Yesterday, I wrote an article urging Obama to put a strong liberal voice on the Court. Matt Yglesias responds and asks what a "real liberal" would look like. He highlights my criticism of Elana Kagan's record on civil liberties and executive power:
That's a valid concern (and see Glenn Greenwald for outrage at great length on the subject) but it actually strikes me as a quite different thing than the concern that Kagan isn’t a “real liberal” in the Marshall tradition. You could put an “everything is unconstitutional” libertarian in the Randy Barnett mold on the court and you’d keep executive power constrained while moving the court way to the right on economic issues. Greenwald might prefer that to Kagan, I would not.

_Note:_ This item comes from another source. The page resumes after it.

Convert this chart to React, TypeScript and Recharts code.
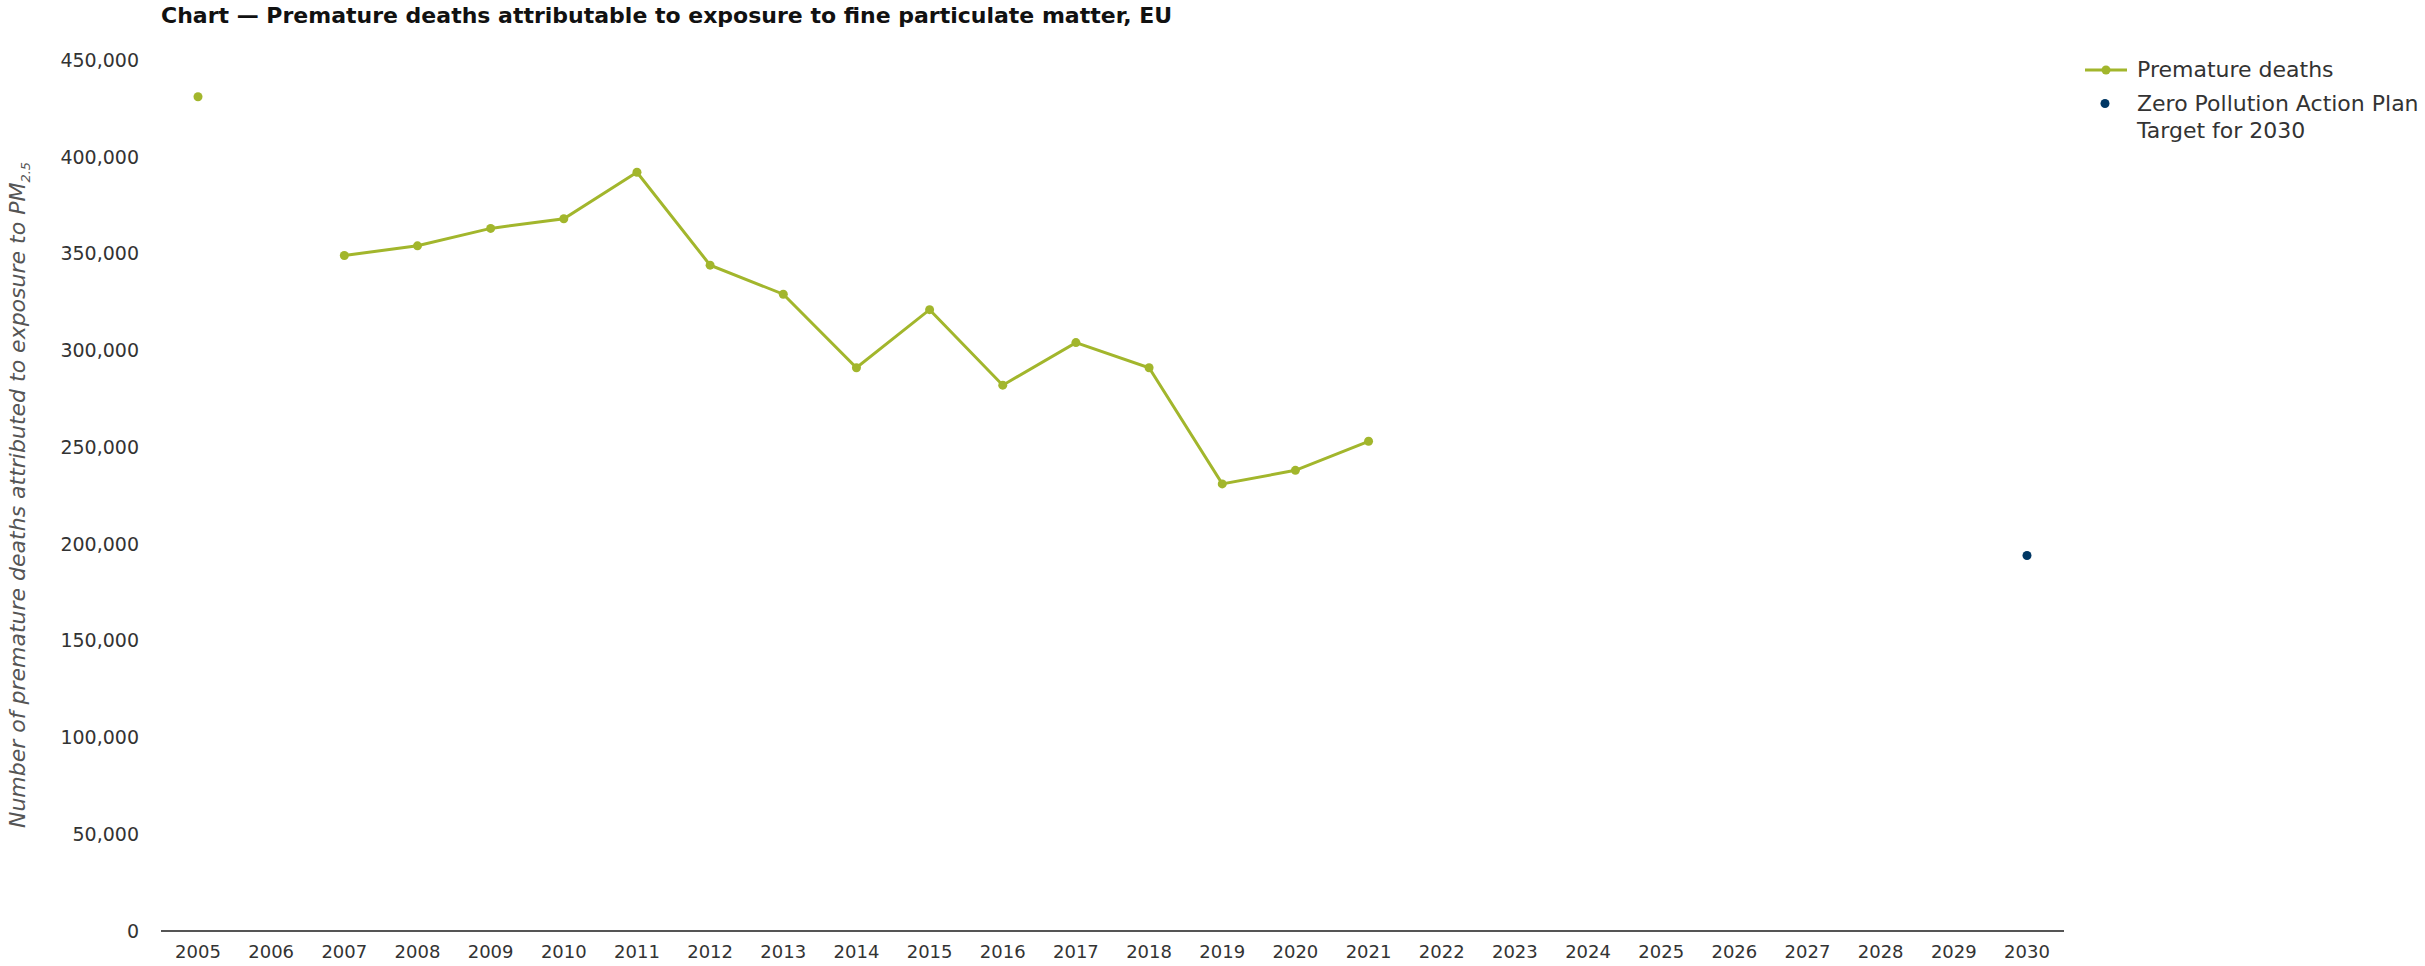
import { LineChart, Line, XAxis, YAxis, Legend, Customized } from 'recharts';

const years = [
    '2005', '2006', '2007', '2008', '2009', '2010', '2011', '2012', '2013',
    '2014', '2015', '2016', '2017', '2018', '2019', '2020', '2021', '2022',
    '2023', '2024', '2025', '2026', '2027', '2028', '2029', '2030',
];

const prematureDeaths: (number | null)[] = [
    431000, null, 349000, 354000, 363000, 368000, 392000, 344000, 329000,
    291000, 321000, 282000, 304000, 291000, 231000, 238000, 253000, null,
    null, null, null, null, null, null, null, null,
];

const targetValues: (number | null)[] = [
    null, null, null, null, null, null, null, null, null,
    null, null, null, null, null, null, null, null, null,
    null, null, null, null, null, null, null, 194000,
];

const yTicks = [0, 50000, 100000, 150000, 200000, 250000, 300000, 350000, 400000, 450000];

const GREEN = '#A2B62C';
const NAVY = '#003764';
const FONT = '"DejaVu Sans", sans-serif';

const data = years.map((year, i) => ({
    year,
    deaths: prematureDeaths[i],
    target: targetValues[i],
}));

function Title() {
    return (
        <text x={161} y={23} fontFamily={FONT} fontSize={22} fontWeight="bold" fill="#111">
            Chart — Premature deaths attributable to exposure to fine particulate matter, EU
        </text>
    );
}

function YLabel() {
    return (
        <text
            transform="translate(25, 495) rotate(-90)"
            textAnchor="middle"
            fontFamily={FONT}
            fontSize={22}
            fontStyle="italic"
            fill="#555"
        >
            Number of premature deaths attributed to exposure to PM
            <tspan fontSize={13} dy={5}>2.5</tspan>
        </text>
    );
}

function LegendBox() {
    return (
        <div style={{ fontFamily: FONT, fontSize: 22, color: '#333', lineHeight: '27px' }}>
            <div style={{ display: 'flex', alignItems: 'center' }}>
                <svg width={42} height={12} style={{ marginRight: 10 }}>
                    <line x1={0} y1={6} x2={42} y2={6} stroke={GREEN} strokeWidth={3} />
                    <circle cx={21} cy={6} r={4.5} fill={GREEN} />
                </svg>
                <span>Premature deaths</span>
            </div>
            <div style={{ display: 'flex', alignItems: 'flex-start', marginTop: 7 }}>
                <svg width={42} height={27} style={{ marginRight: 10 }}>
                    <circle cx={20} cy={13.5} r={4.5} fill={NAVY} />
                </svg>
                <span>
                    Zero Pollution Action Plan
                    <br />
                    Target for 2030
                </span>
            </div>
        </div>
    );
}

export default function App() {
    return (
        <div>
            <style>{'body { margin: 0; }'}</style>
            <LineChart
                width={2425}
                height={966}
                data={data}
                margin={{ top: 60, right: 361, left: 0, bottom: 0 }}
            >
                <XAxis
                    dataKey="year"
                    height={35}
                    padding={{ left: 37, right: 37 }}
                    tickLine={false}
                    tickSize={0}
                    tickMargin={14}
                    interval={0}
                    axisLine={{ stroke: '#555', strokeWidth: 2 }}
                    tick={{ fontFamily: FONT, fontSize: 18, fill: '#333' }}
                />
                <YAxis
                    width={161}
                    domain={[0, 450000]}
                    ticks={yTicks}
                    interval={0}
                    axisLine={false}
                    tickLine={false}
                    tickSize={0}
                    tickMargin={22}
                    tickFormatter={(v: number) => v.toLocaleString('en-US')}
                    tick={{ fontFamily: FONT, fontSize: 19, fill: '#333' }}
                />
                <Legend
                    layout="vertical"
                    align="center"
                    verticalAlign="middle"
                    content={() => <LegendBox />}
                    wrapperStyle={{ left: 2085, top: 56, width: 340 }}
                />
                <Line
                    type="linear"
                    dataKey="deaths"
                    name="Premature deaths"
                    stroke={GREEN}
                    strokeWidth={3}
                    dot={{ r: 4.5, fill: GREEN, stroke: 'none' }}
                    activeDot={false}
                    isAnimationActive={false}
                />
                <Line
                    type="linear"
                    dataKey="target"
                    name="Zero Pollution Action Plan Target for 2030"
                    stroke="none"
                    dot={{ r: 4.5, fill: NAVY, stroke: 'none' }}
                    activeDot={false}
                    isAnimationActive={false}
                />
                <Customized component={Title} />
                <Customized component={YLabel} />
            </LineChart>
        </div>
    );
}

Which is just to say that I think we should separate out the question of should Obama appoint a nominee who takes a skeptical view of claims of presidential power (sounds good to me, through probably less good to the president) from the question of whether Obama, or progressive political activists more generally, should attempt some kind of revival of the overall Marshall tradition of jurisprudence.

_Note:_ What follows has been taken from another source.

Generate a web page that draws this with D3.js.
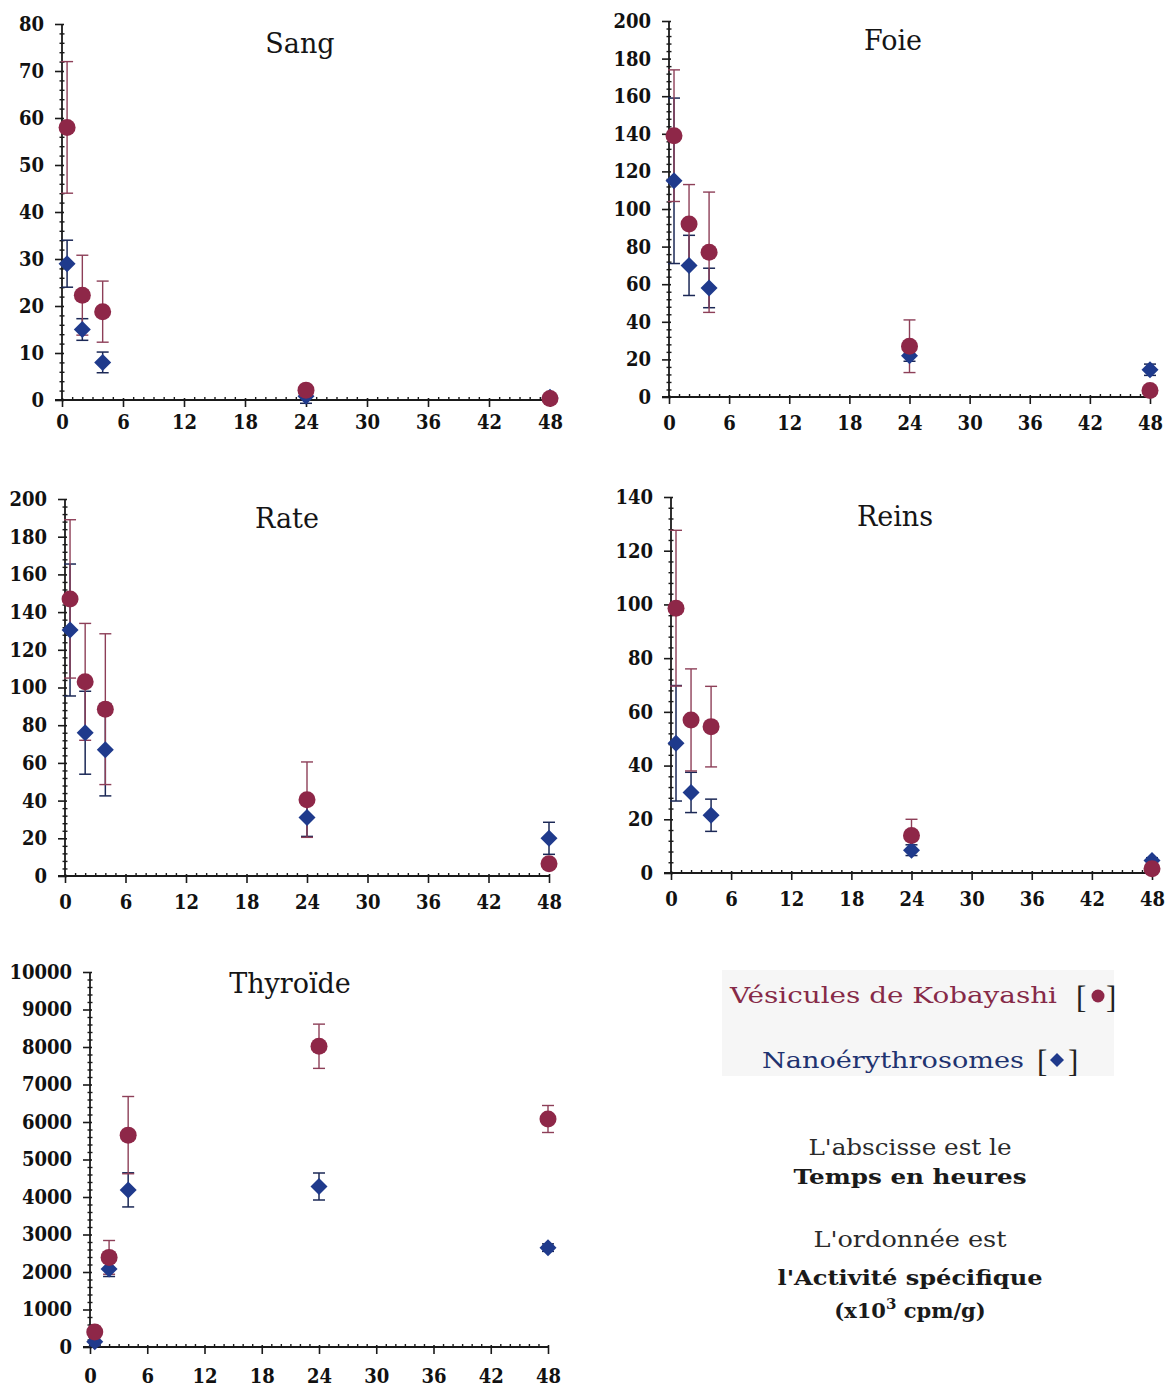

I think that Matt and I understand the Marshall/Brennan/Douglas legacy somewhat differently. I too am skeptical of the value of court-mandated social welfare provisions -- but I don't see this as a major part of the jurisprudence of these judges. About as far as the Warren Court ever went along those lines was Shapiro v. Thompson, which didn't adduce the right to welfare benefits per se, but just held (based partly on a constitutional right to travel that dates back to the pre-Civil War era) that if a state did offer such benefits it couldn't discriminate based on how long otherwise eligible recipients had resided in the state.
There were other cases where Brennan, Marshall, and Douglas questioned violations of privacy as a condition of welfare benefits, but this again was as much about "negative" as "positive" rights. I suppose you could also cite what I regard as Marshall's greatest opinion -- his dissent from the Court's upholding of Texas' grossly inequitable school-funding system in San Antonio v. Rodriguez -- which claimed a general right to education. But given American practices for the last century, this is hardly radical. And as a practical matter, a holding that if the state chooses to provided public education it must do so on equal terms would have the same effect (even during the late Jim Crow period business interests wouldn't allow states to completely close public school systems). For the most part, the "welfare liberalism" of Brennan and Marshall was very modest and tentative.

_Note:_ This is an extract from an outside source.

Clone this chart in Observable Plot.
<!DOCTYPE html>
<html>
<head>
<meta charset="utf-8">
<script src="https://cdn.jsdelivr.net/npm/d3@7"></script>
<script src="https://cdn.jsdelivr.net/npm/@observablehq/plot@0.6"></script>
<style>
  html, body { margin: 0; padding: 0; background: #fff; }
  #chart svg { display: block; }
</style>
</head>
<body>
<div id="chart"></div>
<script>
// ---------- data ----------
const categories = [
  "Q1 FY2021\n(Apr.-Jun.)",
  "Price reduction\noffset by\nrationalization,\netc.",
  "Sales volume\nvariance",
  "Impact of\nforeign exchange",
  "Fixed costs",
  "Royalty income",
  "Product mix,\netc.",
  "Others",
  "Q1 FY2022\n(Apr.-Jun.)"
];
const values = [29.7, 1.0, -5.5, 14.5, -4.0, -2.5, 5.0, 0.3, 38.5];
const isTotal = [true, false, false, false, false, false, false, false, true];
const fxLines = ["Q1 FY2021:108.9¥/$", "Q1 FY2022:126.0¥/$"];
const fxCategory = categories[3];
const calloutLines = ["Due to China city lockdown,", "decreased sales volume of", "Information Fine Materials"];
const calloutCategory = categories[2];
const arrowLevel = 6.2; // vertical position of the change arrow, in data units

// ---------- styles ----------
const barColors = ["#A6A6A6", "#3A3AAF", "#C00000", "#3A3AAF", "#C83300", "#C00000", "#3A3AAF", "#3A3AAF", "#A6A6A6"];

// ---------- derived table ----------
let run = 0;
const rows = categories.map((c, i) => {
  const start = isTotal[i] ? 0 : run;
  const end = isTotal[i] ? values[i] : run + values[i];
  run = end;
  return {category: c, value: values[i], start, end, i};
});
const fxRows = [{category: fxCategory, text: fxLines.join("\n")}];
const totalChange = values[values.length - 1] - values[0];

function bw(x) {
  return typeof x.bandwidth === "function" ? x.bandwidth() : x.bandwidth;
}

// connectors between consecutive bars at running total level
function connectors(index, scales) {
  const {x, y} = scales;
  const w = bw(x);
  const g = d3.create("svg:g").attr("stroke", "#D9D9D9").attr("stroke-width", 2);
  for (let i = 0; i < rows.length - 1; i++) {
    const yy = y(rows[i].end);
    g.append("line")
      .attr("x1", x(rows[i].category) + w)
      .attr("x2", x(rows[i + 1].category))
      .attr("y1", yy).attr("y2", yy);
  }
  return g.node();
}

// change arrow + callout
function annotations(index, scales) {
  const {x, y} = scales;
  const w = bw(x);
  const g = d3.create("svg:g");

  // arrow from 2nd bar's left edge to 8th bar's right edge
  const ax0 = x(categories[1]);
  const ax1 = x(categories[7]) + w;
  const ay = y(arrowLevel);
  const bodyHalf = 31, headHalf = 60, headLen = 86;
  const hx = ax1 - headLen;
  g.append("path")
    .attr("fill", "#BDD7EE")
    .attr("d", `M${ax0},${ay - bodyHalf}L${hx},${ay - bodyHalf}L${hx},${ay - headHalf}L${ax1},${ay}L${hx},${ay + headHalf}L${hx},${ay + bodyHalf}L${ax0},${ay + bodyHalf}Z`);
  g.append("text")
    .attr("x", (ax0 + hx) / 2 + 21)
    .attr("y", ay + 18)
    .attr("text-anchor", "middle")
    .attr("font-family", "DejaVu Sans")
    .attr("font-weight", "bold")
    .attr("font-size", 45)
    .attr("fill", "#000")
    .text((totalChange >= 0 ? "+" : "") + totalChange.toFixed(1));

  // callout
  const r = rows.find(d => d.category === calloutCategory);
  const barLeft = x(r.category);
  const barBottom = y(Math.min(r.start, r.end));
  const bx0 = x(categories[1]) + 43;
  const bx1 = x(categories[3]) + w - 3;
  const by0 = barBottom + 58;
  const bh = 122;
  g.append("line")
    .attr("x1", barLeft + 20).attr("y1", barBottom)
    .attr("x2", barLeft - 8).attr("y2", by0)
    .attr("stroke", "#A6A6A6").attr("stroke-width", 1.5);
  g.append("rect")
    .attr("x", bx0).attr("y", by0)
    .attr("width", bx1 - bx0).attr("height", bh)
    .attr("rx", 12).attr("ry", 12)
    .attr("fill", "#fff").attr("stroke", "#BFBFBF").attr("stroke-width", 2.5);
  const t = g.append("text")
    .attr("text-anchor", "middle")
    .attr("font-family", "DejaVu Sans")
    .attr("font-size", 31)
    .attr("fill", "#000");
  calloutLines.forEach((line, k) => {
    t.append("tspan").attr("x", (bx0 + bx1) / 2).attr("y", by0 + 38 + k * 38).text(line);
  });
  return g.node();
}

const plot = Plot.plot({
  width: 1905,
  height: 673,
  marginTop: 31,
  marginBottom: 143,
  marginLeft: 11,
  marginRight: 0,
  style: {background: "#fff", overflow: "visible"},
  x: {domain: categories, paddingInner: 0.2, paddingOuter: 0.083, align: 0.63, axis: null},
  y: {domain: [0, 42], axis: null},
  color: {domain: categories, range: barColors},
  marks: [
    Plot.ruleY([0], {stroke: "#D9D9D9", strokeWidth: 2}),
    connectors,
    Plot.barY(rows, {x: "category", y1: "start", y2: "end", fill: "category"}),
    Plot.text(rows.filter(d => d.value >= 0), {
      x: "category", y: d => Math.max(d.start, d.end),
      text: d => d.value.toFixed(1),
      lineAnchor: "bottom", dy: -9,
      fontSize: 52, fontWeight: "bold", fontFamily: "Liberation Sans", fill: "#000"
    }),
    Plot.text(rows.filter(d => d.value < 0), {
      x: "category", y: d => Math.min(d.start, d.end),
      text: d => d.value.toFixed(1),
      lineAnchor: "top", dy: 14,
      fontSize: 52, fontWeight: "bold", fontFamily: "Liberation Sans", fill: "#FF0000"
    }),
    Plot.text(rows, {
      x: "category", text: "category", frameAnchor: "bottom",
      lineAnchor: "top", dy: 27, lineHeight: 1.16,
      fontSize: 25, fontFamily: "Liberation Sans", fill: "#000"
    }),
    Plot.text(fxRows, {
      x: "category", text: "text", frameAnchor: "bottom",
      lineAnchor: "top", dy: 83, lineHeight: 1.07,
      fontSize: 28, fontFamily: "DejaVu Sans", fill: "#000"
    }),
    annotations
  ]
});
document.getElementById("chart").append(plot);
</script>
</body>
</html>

Rather, what I see as the core of Brennan/Marshall/Douglas tradition is 1) a much more consistent pro-civil libertarian record than any of the Court's current liberals (which is highly relevant to the Karlan/Kagan distinction), and 2) more skepticism about the claims of business in civil rights, administrative law, and civil litigation cases than the Chamber of Commerce-endorsed more liberal wing of the Court currently shows. I would see this as very different than a futile effort to mandate European-style welfare policies through judicial fiat, as Matt seems to imply.